I am very confused with the concept of using pointers in c

Question

I think I have misconceptions in my understanding on pointers?

Based on my understanding, int * twenties means that twenties is a pointer to an int .

So for *twenties = dollars/20; , the *twenties here refers to the value of the pointer?

In pay_amount(money, &twenties, &tens, &fives, &ones); , the pointer twenties is storing the address of &twenties in the function of pay_amount ? Wouldn't the twenties in printf("$20 bills: %d\n", twenties); print out the address instead of the value?

#include <stdio.h>

void pay_amount(int dollars, int *twenties, int *tens, int *fives, int *ones);

int main(void) {

    int money = 0, twenties, tens, fives, ones;

    printf("Enter a dollar amount: ");
    scanf("%d", &money);
    pay_amount(money, &twenties, &tens, &fives, &ones);

    printf("$20 bills: %d\n", twenties); // why isnt not *twenties??? I got an error if I put *twenties
    printf("$10 bills: %d\n", tens);
    printf(" $5 bills: %d\n", fives);
    printf(" $1 bills: %d\n", ones);

    return 0;
}

void pay_amount(int dollars, int *twenties, int *tens, int *fives, int *ones) {

    *twenties = dollars / 20;
    dollars -= *twenties * 20;
    *tens = dollars / 10;
    dollars -= *tens * 10;
    *fives = dollars / 5;
    dollars -= *fives * 5;
    *ones = dollars;
}

Answer 1

No, the twenties in the main() and the twenties in the pay_amount function are different types.

While calling the pay_amount() from main() , you're passing the address of twenties of main() , and storing that in twenties (which is local to the block scope of the function) of pay_amount .

The type of twenties in main() is int , the type of twenties in pay_amount is int * .

If you wish, you can use two different variable names altogether.

So, in main() , twenties is an int , and a print statement like

 printf("$20 bills: %d\n", twenties);

is correct. Point to note, if you want to print the twenties inside the pay_amount() function call, you have to use *twenties , as you'd have expected, as that one is of type int * .

Answer 2

So, if you declare two variables as:

int data_holder;
int* pointer;

And assign values to them as:

data_holder = 10;
pointer = &data_holder;

What happens is this - compiler allocates memory for data_holder as well as pointer . Now, when you store 10 in data_holder and use & to get its address and store it in pointer , a link is created. To access the value 10 - you may either use data_holder or de-reference pointer .
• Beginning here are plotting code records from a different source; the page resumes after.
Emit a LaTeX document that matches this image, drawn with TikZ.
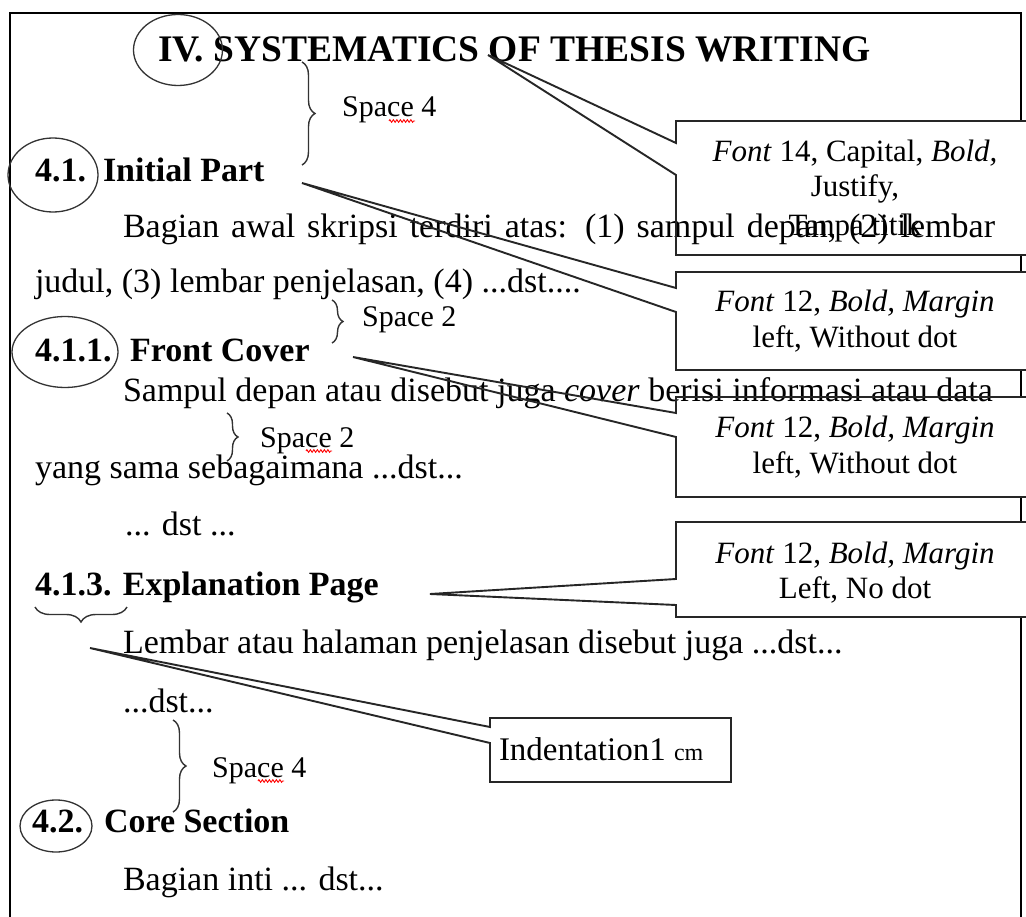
\documentclass[tikz,border=0pt]{standalone}
\usepackage{fontspec}
\setmainfont{Liberation Serif}
\usetikzlibrary{shapes.geometric,decorations.pathreplacing,decorations.pathmorphing}

\newcommand\titlesize{\fontsize{37.5}{44}\selectfont}
\newcommand\bodysize{\fontsize{34}{40}\selectfont}
\newcommand\notesize{\fontsize{31}{36}\selectfont}
\newcommand\gapsize{\fontsize{30}{35}\selectfont}

\tikzset{
  frame/.style={line width=2.6pt, black},
  callout/.style={line width=1.9pt, black!85, line join=miter},
  ring/.style={ellipse, draw=black!80, line width=1.3pt, inner sep=0pt},
  txt/.style={anchor=base west, inner sep=0pt, outer sep=0pt},
  note/.style={anchor=base, inner sep=0pt, outer sep=0pt, font=\notesize},
  gapbrace/.style={decorate, decoration={brace, amplitude=13pt}, line width=1.4pt, black!80},
  gaplabel/.style={anchor=base west, inner sep=0pt, font=\gapsize},
  spell/.style={red, line width=0.9pt, decorate, decoration={zigzag, amplitude=1.3pt, segment length=3.5pt}}
}

\begin{document}
\begin{tikzpicture}[x=1pt,y=-1pt]
\useasboundingbox (0,0) rectangle (1026,917);
\clip (0,0) rectangle (1026,917);
\fill[white] (0,0) rectangle (1026,917);

% page frame (right edge only between the callouts)
\draw[frame] (10,930) -- (10,13) -- (1021,13) -- (1021,121);
\draw[frame] (1021,255) -- (1021,272);
\draw[frame] (1021,370) -- (1021,397);
\draw[frame] (1021,497) -- (1021,522);
\draw[frame] (1021,617) -- (1021,930);

% ---- page text ----
\node[txt, font=\titlesize\bfseries] (title) at (158,62) {IV. SYSTEMATICS OF THESIS WRITING};

\node[txt, font=\bodysize\bfseries] (n41) at (35,182) {4.1.};
\node[txt, font=\bodysize\bfseries] (initial) at (103,182) {Initial Part};
\node[txt, font=\bodysize] (p1a) at (123,238) {\makebox[872pt][s]{Bagian awal skripsi terdiri atas: (1) sampul depan, (2) lembar}};
\node[txt, font=\bodysize] (p1b) at (35,293) {judul, (3) lembar penjelasan, (4) ...dst....};

\node[txt, font=\bodysize\bfseries] (n411) at (35,362) {4.1.1.};
\node[txt, font=\bodysize\bfseries] (front) at (130,362) {Front Cover};
\node[txt, font=\bodysize] (p2a) at (123,402) {\makebox[870pt][s]{Sampul depan atau disebut juga \textit{cover} berisi informasi atau data}};
\node[txt, font=\bodysize] (p2b) at (35,478) {yang sama sebagaimana ...dst...};
\node[txt, font=\bodysize] (p2c) at (125,535) {... dst ...};

\node[txt, font=\bodysize\bfseries] (expl) at (35,595) {4.1.3. Explanation Page};
\node[txt, font=\bodysize] (p3a) at (123,653) {Lembar atau halaman penjelasan disebut juga ...dst...};
\node[txt, font=\bodysize] (p3b) at (123,712) {...dst...};

\node[txt, font=\bodysize\bfseries] (n42) at (32,832) {4.2.};
\node[txt, font=\bodysize\bfseries] (core) at (104,832) {Core Section};
\node[txt, font=\bodysize] (p4a) at (123,890) {Bagian inti ... dst...};

% ---- rings around the numbers ----
\node[ring, minimum width=89pt, minimum height=71pt] (ringIV) at (178,50) {};
\node[ring, minimum width=90pt, minimum height=74pt] (ring41) at (53,175) {};
\node[ring, minimum width=106pt, minimum height=71pt] (ring411) at (65,352) {};
\node[ring, minimum width=72pt, minimum height=52pt] (ring42) at (56,826) {};

% ---- spacing braces ----
\draw[gapbrace] (302,62) -- (302,165);
\node[gaplabel] (sp1) at (342,117) {Space 4};
\draw[spell] (389,121) -- (415,121);

\draw[gapbrace, decoration={brace, amplitude=11pt}] (332,300) -- (332,343);
\node[gaplabel] (sp2) at (362,327) {Space 2};

\draw[gapbrace, decoration={brace, amplitude=11pt}] (227,413) -- (227,461);
\node[gaplabel] (sp3) at (260,447) {Space 2};
\draw[spell] (306,451) -- (332,451);

\draw[gapbrace] (173,720) -- (173,812);
\node[gaplabel] (sp4) at (212,777) {Space 4};
\draw[spell] (258,781) -- (284,781);

\draw[gapbrace, decoration={brace, amplitude=15pt}] (127,607) -- (35,607);

% ---- callout tips ----
\coordinate (tip1) at (488,55);
\coordinate (tip2) at (302,183);
\coordinate (tip3) at (353,357);
\coordinate (tip4) at (430,594);
\coordinate (tip5) at (90,648);

% ---- callouts ----
\draw[callout] (1035,121) -- (676,121) -- (676,143) -- (tip1) -- (676,175) -- (676,255) -- (1035,255);
\node[note] (c1a) at (855,162) {\textit{Font} 14, Capital, \textit{Bold,}};
\node[note] (c1b) at (855,197) {Justify,};
\node[note] (c1c) at (855,236) {Tanpa titik};

\draw[callout] (1035,272) -- (676,272) -- (676,288) -- (tip2) -- (676,312) -- (676,370) -- (1035,370);
\node[note] (c2a) at (855,312) {\textit{Font} 12, \textit{Bold, Margin}};
\node[note] (c2b) at (855,348) {left, Without dot};

\draw[callout] (1035,397) -- (676,397) -- (676,413) -- (tip3) -- (676,437) -- (676,497) -- (1035,497);
\node[note] (c3a) at (855,437) {\textit{Font} 12, \textit{Bold, Margin}};
\node[note] (c3b) at (855,473) {left, Without dot};

\draw[callout] (1035,522) -- (676,522) -- (676,579) -- (tip4) -- (676,605) -- (676,617) -- (1035,617);
\node[note] (c4a) at (855,563) {\textit{Font} 12, \textit{Bold, Margin}};
\node[note] (c4b) at (855,598) {Left, No dot};

\draw[callout] (731,718) -- (490,718) -- (490,727) -- (tip5) -- (490,743) -- (490,782) -- (731,782) -- cycle;
\node[txt, font=\fontsize{33}{38}\selectfont] (c5) at (499,760) {Indentation1 {\fontsize{24}{28}\selectfont cm}};
\end{tikzpicture}
\end{document}
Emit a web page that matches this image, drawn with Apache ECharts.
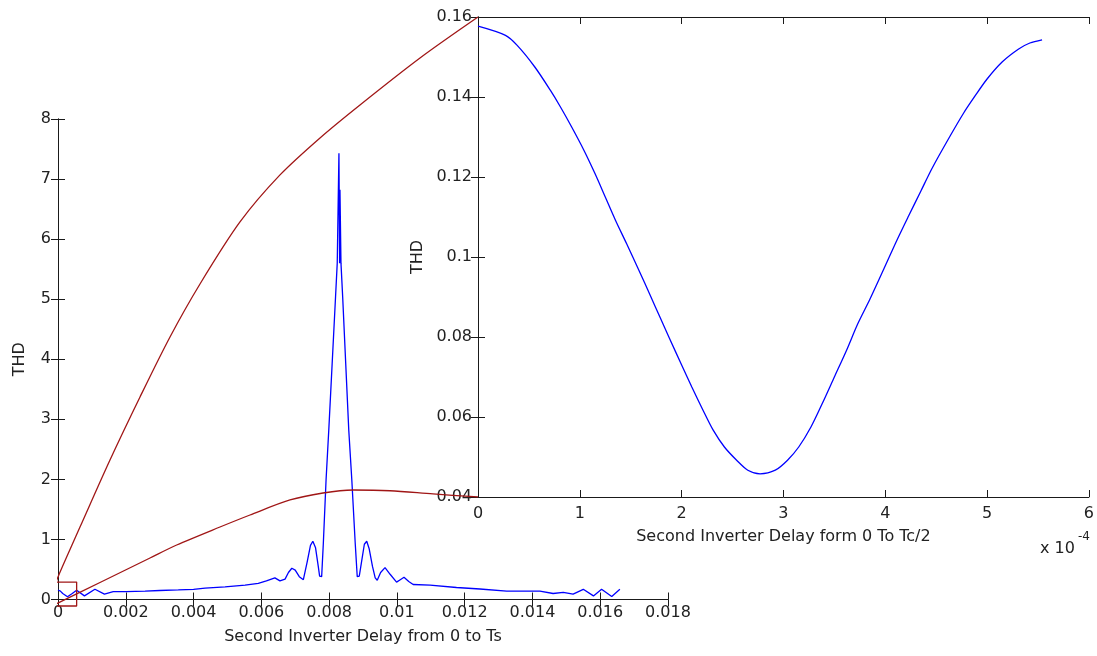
<!DOCTYPE html>
<html>
<head>
<meta charset="utf-8">
<script src="https://cdn.jsdelivr.net/npm/echarts@6/dist/echarts.min.js"></script>
<style>
html,body{margin:0;padding:0;background:#fff;}
#chart{width:1097px;height:656px;}
</style>
</head>
<body>
<div id="chart"></div>
<script>
// Main plot: THD vs delay 0..Ts
const mainDelay = [0, 0.00007, 0.00014, 0.00028, 0.00042, 0.00055, 0.00078, 0.00109, 0.00137, 0.00163, 0.0020, 0.00257, 0.0030, 0.00355, 0.0040, 0.00434, 0.00493, 0.00552, 0.00591, 0.00615, 0.0064, 0.00655, 0.0067, 0.0068, 0.0069, 0.0070, 0.00712, 0.00724, 0.00735, 0.00745, 0.00752, 0.0076, 0.00768, 0.00772, 0.00778, 0.00783, 0.00791, 0.00799, 0.00809, 0.00819, 0.00824, 0.00829, 0.00831, 0.00832, 0.00835, 0.0084, 0.00849, 0.00858, 0.00867, 0.00877, 0.00883, 0.00889, 0.00895, 0.00904, 0.00911, 0.00918, 0.00928, 0.00936, 0.00942, 0.00952, 0.00965, 0.0098, 0.00999, 0.0101, 0.01021, 0.01035, 0.01048, 0.01098, 0.01176, 0.01245, 0.01324, 0.01422, 0.01461, 0.01491, 0.0152, 0.0155, 0.0158, 0.01604, 0.01634, 0.01658];
const mainTHD = [0.158, 0.14, 0.10, 0.046, 0.10, 0.154, 0.06, 0.17, 0.09, 0.13, 0.13, 0.14, 0.15, 0.16, 0.17, 0.19, 0.21, 0.24, 0.27, 0.31, 0.36, 0.31, 0.34, 0.45, 0.52, 0.49, 0.38, 0.33, 0.62, 0.90, 0.97, 0.86, 0.55, 0.39, 0.38, 0.94, 1.99, 2.82, 3.93, 5.04, 5.6, 7.43, 5.6, 6.82, 5.6, 5.04, 3.93, 2.82, 1.99, 0.94, 0.38, 0.39, 0.60, 0.92, 0.97, 0.85, 0.55, 0.36, 0.32, 0.45, 0.53, 0.42, 0.29, 0.33, 0.37, 0.30, 0.25, 0.24, 0.20, 0.175, 0.14, 0.14, 0.10, 0.12, 0.09, 0.17, 0.06, 0.17, 0.05, 0.17];

// Inset: THD vs delay 0..Tc/2 (x in units of 1e-4 s)
const insetDelayE4 = [0, 0.27, 0.385, 0.558, 0.71, 0.81, 0.92, 1.04, 1.15, 1.25, 1.35, 1.46, 1.58, 1.69, 1.79, 1.88, 2.0, 2.10, 2.21, 2.31, 2.42, 2.54, 2.65, 2.77, 2.92, 3.04, 3.15, 3.27, 3.38, 3.5, 3.62, 3.73, 3.85, 4.0, 4.12, 4.23, 4.35, 4.46, 4.62, 4.77, 4.88, 5.0, 5.15, 5.31, 5.42, 5.54];
const insetTHD = [0.1577, 0.1554, 0.1529, 0.1475, 0.1417, 0.1375, 0.1325, 0.1267, 0.1208, 0.115, 0.1092, 0.1033, 0.0967, 0.0905, 0.0848, 0.0797, 0.073, 0.0675, 0.0617, 0.0567, 0.0525, 0.0492, 0.0467, 0.0458, 0.0467, 0.0492, 0.0525, 0.0575, 0.0633, 0.07, 0.0767, 0.0833, 0.0895, 0.0978, 0.1045, 0.1103, 0.1165, 0.1222, 0.1295, 0.136, 0.1402, 0.1445, 0.1488, 0.152, 0.1535, 0.1543];

// Zoom-indicator lines, in main-plot data coordinates
const zoomUpperX = [-0.000148, 0, 0.000413, 0.000649, 0.001534, 0.00242, 0.003305, 0.00419, 0.00537, 0.006551, 0.007731, 0.008911, 0.010682, 0.012393];
const zoomUpperY = [0.158, 0.375, 0.907, 1.207, 2.323, 3.372, 4.371, 5.253, 6.286, 7.069, 7.685, 8.234, 9.016, 9.698];
const zoomLowerX = [-0.000177, 0.001239, 0.002715, 0.003502, 0.00478, 0.005666, 0.006846, 0.00782, 0.008705, 0.009797, 0.011066, 0.012393];
const zoomLowerY = [-0.108, 0.283, 0.691, 0.907, 1.207, 1.407, 1.657, 1.773, 1.823, 1.811, 1.757, 1.707];
const zoomBoxX = [-0.000186, 0.00055, 0.00055, -0.000186, -0.000186];
const zoomBoxY = [-0.108, -0.108, 0.29, 0.29, -0.108];

const pairs = (xs, ys, k) => xs.map((x, i) => [x * (k || 1), ys[i]]);

const FONT = 'DejaVu Sans';
const AX = '#1a1a1a';
const BLUE = '#0000ff';
const RED = '#a01616';

const tickStyle = () => ({show: true, inside: true, length: 7, lineStyle: {color: AX}});
const lineStyle = () => ({show: true, lineStyle: {color: AX, width: 1}});
const lbl = (m) => ({margin: m, color: '#222', fontFamily: FONT, fontSize: 16});
const nameStyle = () => ({color: '#222', fontFamily: FONT, fontSize: 16});

const chart = echarts.init(document.getElementById('chart'), null, {renderer: 'canvas'});
chart.setOption({
  animation: false,
  backgroundColor: '#fff',
  grid: [
    {left: 58, top: 119, width: 610, height: 480.5, containLabel: false},
    {left: 478, top: 17, width: 611, height: 480, containLabel: false}
  ],
  xAxis: [
    {gridIndex: 0, type: 'value', min: 0, max: 0.018, interval: 0.002, position: 'bottom', z: 1,
     axisLine: lineStyle(), axisTick: tickStyle(), splitLine: {show: false},
     axisLabel: lbl(5),
     name: 'Second Inverter Delay from 0 to Ts', nameLocation: 'middle', nameGap: 29,
     nameTextStyle: nameStyle()},
    {gridIndex: 0, type: 'value', min: 0, max: 0.018, interval: 0.002, position: 'top', z: 1,
     axisLine: lineStyle(), axisTick: tickStyle(), splitLine: {show: false}, axisLabel: {show: false}},
    {gridIndex: 1, type: 'value', min: 0, max: 0.0006, interval: 0.0001, position: 'bottom', z: 10,
     axisLine: lineStyle(), axisTick: tickStyle(), splitLine: {show: false},
     axisLabel: Object.assign(lbl(9), {formatter: v => String(Math.round(v * 1e4))}),
     name: 'Second Inverter Delay form 0 To Tc/2', nameLocation: 'middle', nameGap: 32,
     nameTextStyle: nameStyle()},
    {gridIndex: 1, type: 'value', min: 0, max: 0.0006, interval: 0.0001, position: 'top', z: 10,
     axisLine: lineStyle(), axisTick: tickStyle(), splitLine: {show: false}, axisLabel: {show: false}}
  ],
  yAxis: [
    {gridIndex: 0, type: 'value', min: 0, max: 8, interval: 1, position: 'left', z: 1,
     axisLine: lineStyle(), axisTick: tickStyle(), splitLine: {show: false},
     axisLabel: lbl(7),
     name: 'THD', nameLocation: 'middle', nameGap: 30, nameRotate: 90,
     nameTextStyle: nameStyle()},
    {gridIndex: 0, type: 'value', min: 0, max: 8, interval: 1, position: 'right', z: 1,
     axisLine: lineStyle(), axisTick: tickStyle(), splitLine: {show: false}, axisLabel: {show: false}},
    {gridIndex: 1, type: 'value', min: 0.04, max: 0.16, interval: 0.02, position: 'left', z: 10,
     axisLine: lineStyle(), axisTick: tickStyle(), splitLine: {show: false},
     axisLabel: lbl(6),
     name: 'THD', nameLocation: 'middle', nameGap: 52, nameRotate: 90,
     nameTextStyle: nameStyle()},
    {gridIndex: 1, type: 'value', min: 0.04, max: 0.16, interval: 0.02, position: 'right', z: 10,
     axisLine: lineStyle(), axisTick: tickStyle(), splitLine: {show: false}, axisLabel: {show: false}}
  ],
  graphic: [
    {type: 'rect', z: 5, silent: true, shape: {x: 375, y: 0, width: 722, height: 562}, style: {fill: '#fff'}},
    {type: 'text', z: 15, left: 1040, top: 541, style: {text: 'x 10', fill: '#222', font: '16px "DejaVu Sans"'}},
    {type: 'text', z: 15, left: 1078, top: 531, style: {text: '-4', fill: '#222', font: '12px "DejaVu Sans"'}}
  ],
  series: [
    {type: 'line', xAxisIndex: 0, yAxisIndex: 0, z: 2, data: pairs(mainDelay, mainTHD),
     showSymbol: false, clip: false, lineStyle: {color: BLUE, width: 1.3}},
    {type: 'line', xAxisIndex: 2, yAxisIndex: 2, z: 11, data: pairs(insetDelayE4, insetTHD, 1e-4),
     showSymbol: false, smooth: 0.3, lineStyle: {color: BLUE, width: 1.3}},
    {type: 'line', xAxisIndex: 0, yAxisIndex: 0, z: 20, data: pairs(zoomUpperX, zoomUpperY),
     showSymbol: false, clip: false, smooth: 0.3, lineStyle: {color: RED, width: 1.3}},
    {type: 'line', xAxisIndex: 0, yAxisIndex: 0, z: 20, data: pairs(zoomLowerX, zoomLowerY),
     showSymbol: false, clip: false, smooth: 0.3, lineStyle: {color: RED, width: 1.3}},
    {type: 'line', xAxisIndex: 0, yAxisIndex: 0, z: 20, data: pairs(zoomBoxX, zoomBoxY),
     showSymbol: false, clip: false, lineStyle: {color: RED, width: 1.3}}
  ]
});
</script>
</body>
</html>
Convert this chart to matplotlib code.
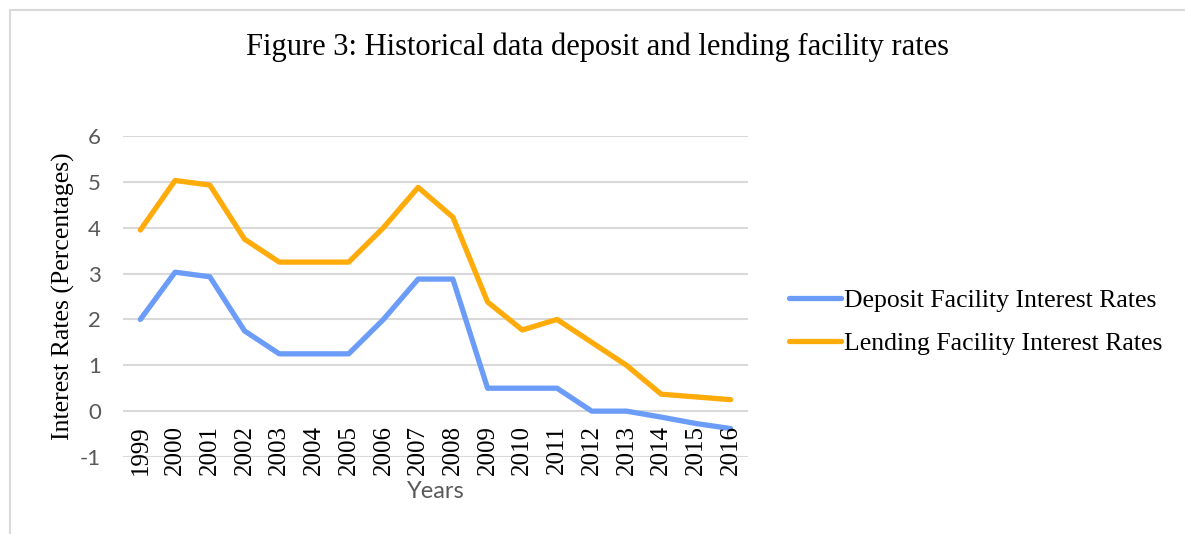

EDIT : When we use * during declaration of a pointer variable, it tells the compiler to treat the variable differently. When we use * again for that declared pointer, we are essentially de-referencing the pointer - accessing the value stored at the memory location it is pointing to.

More concretely;

printf("The value of data_holder is %d", data_holder);
printf("The value of data_holder is %d", *pointer);

Similarly, the value 10 can be modified in two ways;

data_holder = 200;       //The value is changed from 10 to 200
*pointer = 300;          //The value is changed from 200 to 300

Inside your function, twenties etc. are pointers, whereas in main() the twenties etc. are integers.